→ GOAL OF THE EXERCISE
Print the listing from its top line through the line containing "const pt = (a, r)", nothing more, and leave out the pictures.

Collected data entries
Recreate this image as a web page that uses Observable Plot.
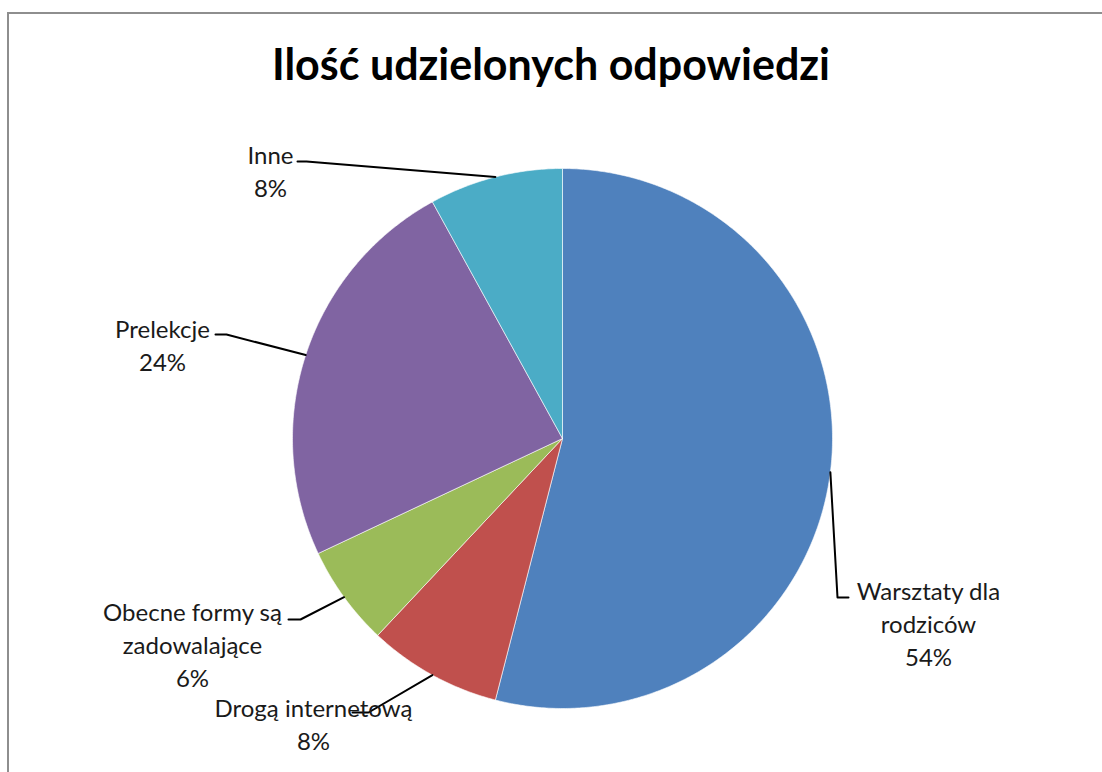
<!DOCTYPE html>
<html>
<head>
<meta charset="utf-8">
<script src="https://cdn.jsdelivr.net/npm/d3@7"></script>
<script src="https://cdn.jsdelivr.net/npm/@observablehq/plot@0.6"></script>
<style>
  body { margin: 0; background: #fff; }
  #wrap { position: relative; width: 1102px; height: 772px; overflow: hidden; font-family: Lato, "Open Sans", sans-serif; }
  #frame { position: absolute; left: 7px; top: 12px; width: 1300px; height: 1000px; border: 2px solid #8e8e8e; box-sizing: border-box; }
  #title { position: absolute; left: 0; top: 42px; width: 1102px; text-align: center; font: 700 43px/43px Lato, sans-serif; color: #000; }
  #chart { position: absolute; left: 0; top: 0; }
</style>
</head>
<body>
<div id="wrap">
  <div id="frame"></div>
  <div id="chart"></div>
  <div id="title">Ilość udzielonych odpowiedzi</div>
</div>
<script>
// ---- data ----
const categories = ["Warsztaty dla rodziców", "Drogą internetową", "Obecne formy są zadowalające", "Prelekcje", "Inne"];
const counts = [27, 4, 3, 12, 4];
const labelLines = ["Warsztaty dla\nrodziców", "Drogą internetową", "Obecne formy są\nzadowalające", "Prelekcje", "Inne"];

// ---- styles ----
const colors = ["#4F81BD", "#C0504D", "#9BBB59", "#8064A2", "#4BACC6"];

// ---- layout (pixels) ----
const W = 1102, H = 772;
const cx = 562, cy = 438, R = 270;
// text block centre and leader-line label-side points for each category
const labelLayout = [
  {tx: 928, ty: 622, leader: [[848, 597], [837, 597]]},
  {tx: 313, ty: 722, leader: [[352, 712], [368, 712]]},
  {tx: 192, ty: 643, leader: [[288, 619], [300, 619]]},
  {tx: 162, ty: 343, leader: [[215, 334], [226, 334]]},
  {tx: 270, ty: 169, leader: [[297, 161], [306, 161]]}
];

const total = d3.sum(counts);
const rows = categories.map((name, i) => ({name, count: counts[i], pct: Math.round(counts[i] / total * 100) + "%", label: labelLines[i]}));
const arcs = d3.pie().sort(null).value(d => d.count).startAngle(0).endAngle(2 * Math.PI)(rows);

const pt = (a, r) => [cx + r * Math.sin(a), cy - r * Math.cos(a)];

// slice polygons
const slicePts = [];
arcs.forEach(a => {
  const n = Math.max(4, Math.ceil((a.endAngle - a.startAngle) / (Math.PI / 360)));
  slicePts.push({name: a.data.name, x: cx, y: cy});
  for (let k = 0; k <= n; k++) {
    const ang = a.startAngle + (a.endAngle - a.startAngle) * k / n;
    const [x, y] = pt(ang, R);
    slicePts.push({name: a.data.name, x, y});
  }
  slicePts.push({name: a.data.name, x: cx, y: cy});
});

// leader lines: label side -> elbow -> slice edge at mid-angle
const leaderPts = [];
arcs.forEach((a, i) => {
  const mid = (a.startAngle + a.endAngle) / 2;
  const [ex, ey] = pt(mid, R);
  labelLayout[i].leader.forEach(([x, y]) => leaderPts.push({name: a.data.name, x, y}));
  leaderPts.push({name: a.data.name, x: ex, y: ey});
});

const labels = arcs.map((a, i) => ({x: labelLayout[i].tx, y: labelLayout[i].ty, text: a.data.label + "\n" + a.data.pct}));

const fs = 24;
const chart = Plot.plot({
  width: W, height: H,
  margin: 0,
  style: {background: "transparent", overflow: "visible"},
  x: {domain: [0, W], range: [0, W], axis: null},
  y: {domain: [0, H], range: [0, H], axis: null},
  color: {domain: categories, range: colors},
  marks: [
    Plot.line(slicePts, {x: "x", y: "y", z: "name", fill: "name", stroke: "white", strokeWidth: 0.6, curve: "linear"}),
    Plot.line(leaderPts, {x: "x", y: "y", z: "name", stroke: "#000", strokeWidth: 2}),
    Plot.text(labels, {x: "x", y: "y", text: "text", fontSize: fs, lineHeight: 33 / fs, fill: "#1a1a1a", fontFamily: "Lato, sans-serif", textAnchor: "middle"})
  ]
});
document.getElementById("chart").appendChild(chart);
</script>
</body>
</html>
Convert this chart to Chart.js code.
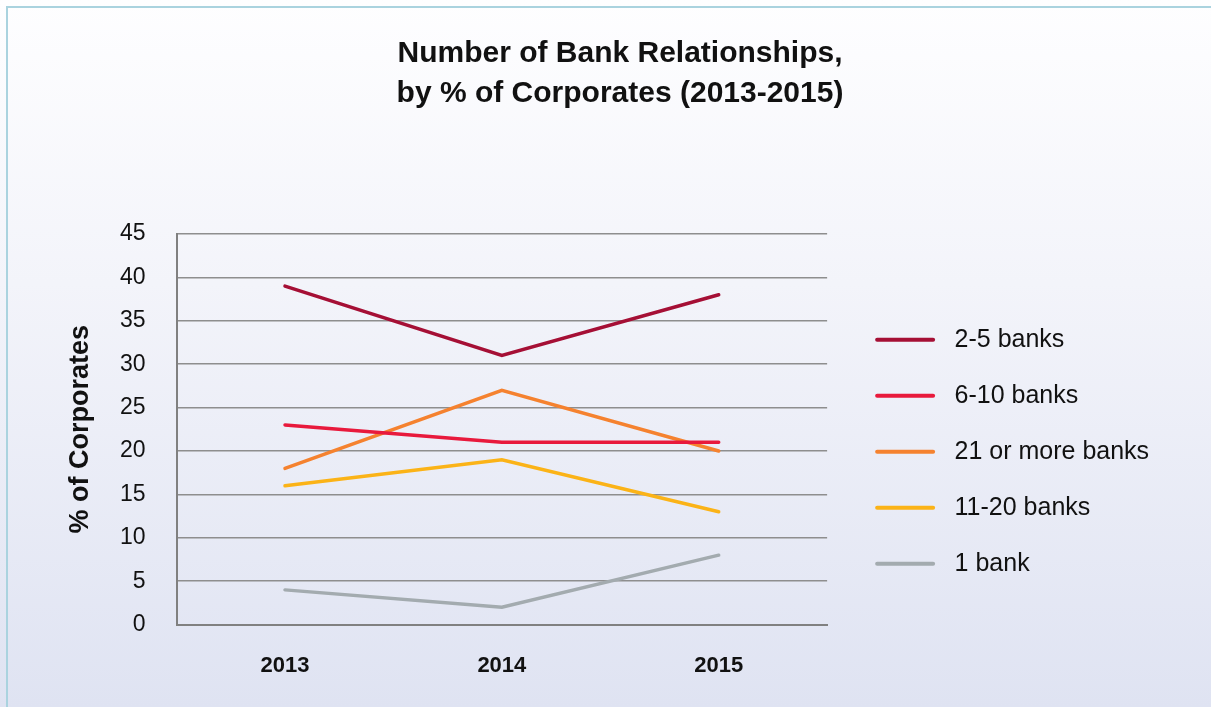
<!DOCTYPE html>
<html>
<head>
<meta charset="utf-8">
<script src="https://cdn.jsdelivr.net/npm/chart.js@4/dist/chart.umd.min.js"></script>
<style>
  html, body { margin: 0; padding: 0; width: 1211px; height: 707px; overflow: hidden; }
  body { position: relative; background: linear-gradient(to bottom, #fefeff 0%, #f3f4fa 40%, #dfe3f2 100%); }
  #frame { position: absolute; left: 6px; top: 6px; right: -10px; bottom: -10px;
           border-top: 2px solid #aad3df; border-left: 2px solid #aad3df; }
  #c { position: absolute; left: 0; top: 0; }
</style>
</head>
<body>
<div id="frame"></div>
<canvas id="c" width="1211" height="707"></canvas>
<script>
// Survey years on the category axis
const years = ['2013', '2014', '2015'];

// Share of corporates (%) by number of bank relationships
const seriesNames = ['2-5 banks', '6-10 banks', '21 or more banks', '11-20 banks', '1 bank'];
const banks2to5   = [39, 31, 38];
const banks6to10  = [23, 21, 21];
const banks21plus = [18, 27, 20];
const banks11to20 = [16, 19, 13];
const bank1       = [4, 2, 8];

// Value axis range and step
const yMin = 0;
const yMax = 45;
const yStep = 5;

const seriesValues = [banks2to5, banks6to10, banks21plus, banks11to20, bank1];
const seriesColors = ['#a50f35', '#e8193c', '#f5822f', '#fbb317', '#a3abaf'];

const FONT = "'Liberation Sans', Arial, Helvetica, sans-serif";
const INK = '#111111';

const datasets = seriesNames.map((name, i) => ({
  label: name,
  data: seriesValues[i],
  borderColor: seriesColors[i],
  backgroundColor: seriesColors[i],
  borderWidth: 3.5,
  borderCapStyle: 'round',
  pointRadius: 0,
  pointHoverRadius: 0,
  tension: 0
}));

new Chart(document.getElementById('c'), {
  type: 'line',
  data: { labels: years, datasets },
  options: {
    responsive: false,
    devicePixelRatio: 1,
    animation: false,
    events: [],
    layout: { padding: { left: 67, right: 38, top: 0, bottom: 0 } },
    plugins: {
      title: {
        display: true,
        text: ['Number of Bank Relationships,', 'by % of Corporates (2013-2015)'],
        color: INK,
        font: { family: FONT, size: 30, weight: 'bold', lineHeight: 40 / 30 },
        padding: { top: 34, bottom: 120 }
      },
      legend: {
        position: 'right',
        fullSize: false,
        align: 'center',
        maxWidth: 420,
        title: { display: true, text: ' ', font: { size: 15, lineHeight: 1 }, padding: 15 },
        labels: {
          boxWidth: 60,
          boxHeight: 4,
          padding: 31,
          color: INK,
          font: { family: FONT, size: 25 },
          generateLabels(chart) {
            const items = Chart.defaults.plugins.legend.labels.generateLabels(chart);
            items.forEach(it => {
              it.lineWidth = 0;
              it.borderRadius = 2;
              it.text = ' ' + it.text + '  ';
            });
            return items;
          }
        }
      },
      tooltip: { enabled: false }
    },
    scales: {
      x: {
        offset: true,
        grid: { display: false, drawTicks: false },
        border: { display: true, color: '#808080', width: 2 },
        ticks: { color: INK, padding: 28, font: { family: FONT, size: 22, weight: 'bold' } }
      },
      y: {
        min: yMin,
        max: yMax,
        grid: { color: '#8e8e8e', lineWidth: 1.5, drawTicks: false },
        border: { display: true, color: '#808080', width: 2 },
        ticks: { stepSize: yStep, color: INK, padding: 31, font: { family: FONT, size: 23 } },
        title: {
          display: true,
          text: '% of Corporates',
          color: INK,
          font: { family: FONT, size: 27, weight: 'bold', lineHeight: 1 },
          padding: { top: 0, bottom: -5 }
        }
      },
      // spacer column between the plot and the legend
      gap: {
        type: 'linear',
        position: 'right',
        display: true,
        grid: { display: false, drawTicks: false },
        border: { display: false },
        ticks: { display: false },
        afterFit(scale) { scale.width = 17; }
      }
    }
  }
});
</script>
</body>
</html>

→ ANSWER
Recreate this image as a web page that uses Observable Plot.
<!DOCTYPE html>
<html>
<head>
<meta charset="utf-8">
<script src="https://cdn.jsdelivr.net/npm/d3@7"></script>
<script src="https://cdn.jsdelivr.net/npm/@observablehq/plot@0.6"></script>
<style>
  body { margin: 0; background: #fff; }
  #wrap { position: relative; width: 1102px; height: 772px; overflow: hidden; font-family: Lato, "Open Sans", sans-serif; }
  #frame { position: absolute; left: 7px; top: 12px; width: 1300px; height: 1000px; border: 2px solid #8e8e8e; box-sizing: border-box; }
  #title { position: absolute; left: 0; top: 42px; width: 1102px; text-align: center; font: 700 43px/43px Lato, sans-serif; color: #000; }
  #chart { position: absolute; left: 0; top: 0; }
</style>
</head>
<body>
<div id="wrap">
  <div id="frame"></div>
  <div id="chart"></div>
  <div id="title">Ilość udzielonych odpowiedzi</div>
</div>
<script>
// ---- data ----
const categories = ["Warsztaty dla rodziców", "Drogą internetową", "Obecne formy są zadowalające", "Prelekcje", "Inne"];
const counts = [27, 4, 3, 12, 4];
const labelLines = ["Warsztaty dla\nrodziców", "Drogą internetową", "Obecne formy są\nzadowalające", "Prelekcje", "Inne"];

// ---- styles ----
const colors = ["#4F81BD", "#C0504D", "#9BBB59", "#8064A2", "#4BACC6"];

// ---- layout (pixels) ----
const W = 1102, H = 772;
const cx = 562, cy = 438, R = 270;
// text block centre and leader-line label-side points for each category
const labelLayout = [
  {tx: 928, ty: 622, leader: [[848, 597], [837, 597]]},
  {tx: 313, ty: 722, leader: [[352, 712], [368, 712]]},
  {tx: 192, ty: 643, leader: [[288, 619], [300, 619]]},
  {tx: 162, ty: 343, leader: [[215, 334], [226, 334]]},
  {tx: 270, ty: 169, leader: [[297, 161], [306, 161]]}
];

const total = d3.sum(counts);
const rows = categories.map((name, i) => ({name, count: counts[i], pct: Math.round(counts[i] / total * 100) + "%", label: labelLines[i]}));
const arcs = d3.pie().sort(null).value(d => d.count).startAngle(0).endAngle(2 * Math.PI)(rows);

const pt = (a, r) => [cx + r * Math.sin(a), cy - r * Math.cos(a)];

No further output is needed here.